3. You Have a Fallen Arch or Flat Feet
If you have flat feet or fallen arches, standing on your toes will be a challenge. "Some people are born with flat feet, or it may occur over time when tendons in the lower leg weaken as a result of injury or wear," Mazzucco says.
In the latter case, when the posterior tibial tendon (a band of tissue that attaches the calf muscle to the bones on the inside of the foot) is injured or worn, it can no longer provide the same stability and support for the foot's arch, resulting in a fallen arch, per the Mayo Clinic.
Practicing toe walking can strengthen the feet’s arches and help the body to better support your legs, resulting in less hip, ankle and back pain, Mazzucco says.

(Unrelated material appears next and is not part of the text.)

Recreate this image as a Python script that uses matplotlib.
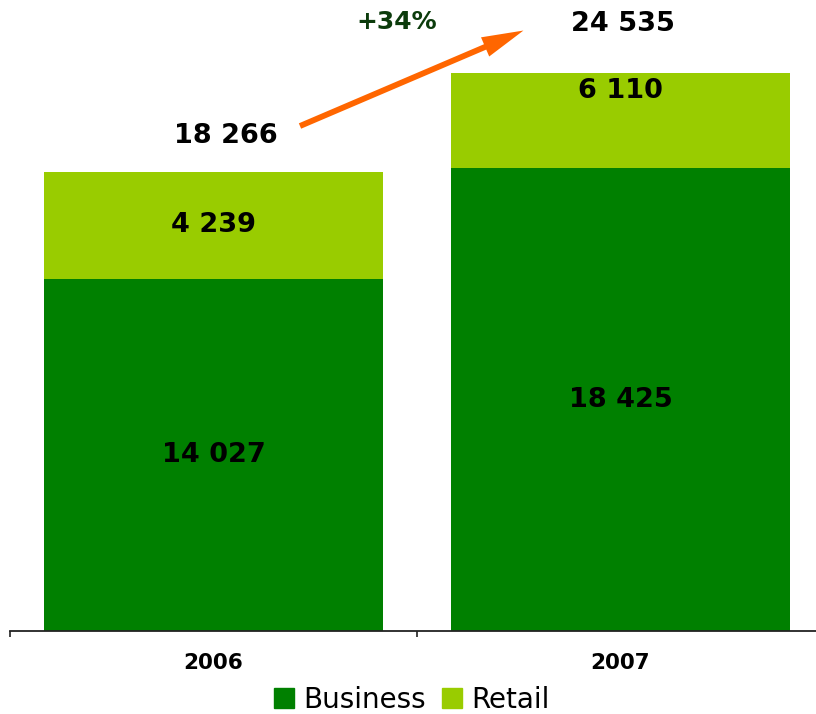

She also recommends foot stretches like this one:
- While standing, press your right big toe into the floor and lift up your remaining toes. Hold for 5 seconds.

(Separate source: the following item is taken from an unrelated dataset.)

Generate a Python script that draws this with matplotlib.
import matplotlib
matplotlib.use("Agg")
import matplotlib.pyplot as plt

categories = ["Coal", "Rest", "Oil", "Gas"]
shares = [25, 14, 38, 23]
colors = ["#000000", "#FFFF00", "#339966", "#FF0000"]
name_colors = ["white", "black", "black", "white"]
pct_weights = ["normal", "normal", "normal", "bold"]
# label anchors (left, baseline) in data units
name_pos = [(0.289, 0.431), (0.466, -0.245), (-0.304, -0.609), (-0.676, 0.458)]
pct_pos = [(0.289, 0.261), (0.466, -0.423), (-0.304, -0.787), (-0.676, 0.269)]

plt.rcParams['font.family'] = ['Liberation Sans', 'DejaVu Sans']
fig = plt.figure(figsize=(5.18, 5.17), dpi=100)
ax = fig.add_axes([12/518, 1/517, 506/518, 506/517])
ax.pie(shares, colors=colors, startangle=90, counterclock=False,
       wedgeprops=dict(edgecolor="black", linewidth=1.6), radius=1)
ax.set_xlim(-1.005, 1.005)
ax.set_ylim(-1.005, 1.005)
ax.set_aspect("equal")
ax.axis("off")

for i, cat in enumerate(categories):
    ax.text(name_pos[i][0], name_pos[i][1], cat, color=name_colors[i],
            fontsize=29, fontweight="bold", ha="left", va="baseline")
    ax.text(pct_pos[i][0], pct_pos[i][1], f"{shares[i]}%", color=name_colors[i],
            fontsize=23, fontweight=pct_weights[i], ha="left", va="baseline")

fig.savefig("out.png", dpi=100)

- Next, press your four toes into the floor while lifting up your big toe. Hold for 5 seconds.
- Repeat each way for 5 to 10 times, then switch and do the exercise on your left foot.
For a more advanced exercise, try heel raises: Place a tennis ball between your heels and squeeze them together as you lift your heels off the ground. This helps to strengthen your posterior tibialis tendon, which helps hold up the arch while walking.
If you’re dealing with discomfort due to fallen arches, consult a medical provider before you attempt any foot-related exercise, and stop any activity that causes or aggravates foot pain. Here are some other strategies for treating a fallen arch, according to the Mayo Clinic:
- If you experience pain, apply cold packs to the area 3 or 4 times a day for 20 minutes at a time.
- Take non-steroidal anti-inflammatory medications to alleviate arch pain and inflammation.
- Consider wearing a walking boot to stabilize the tendon or orthotics in your shoes to control the foot position.
- Opt for low-impact physical activities.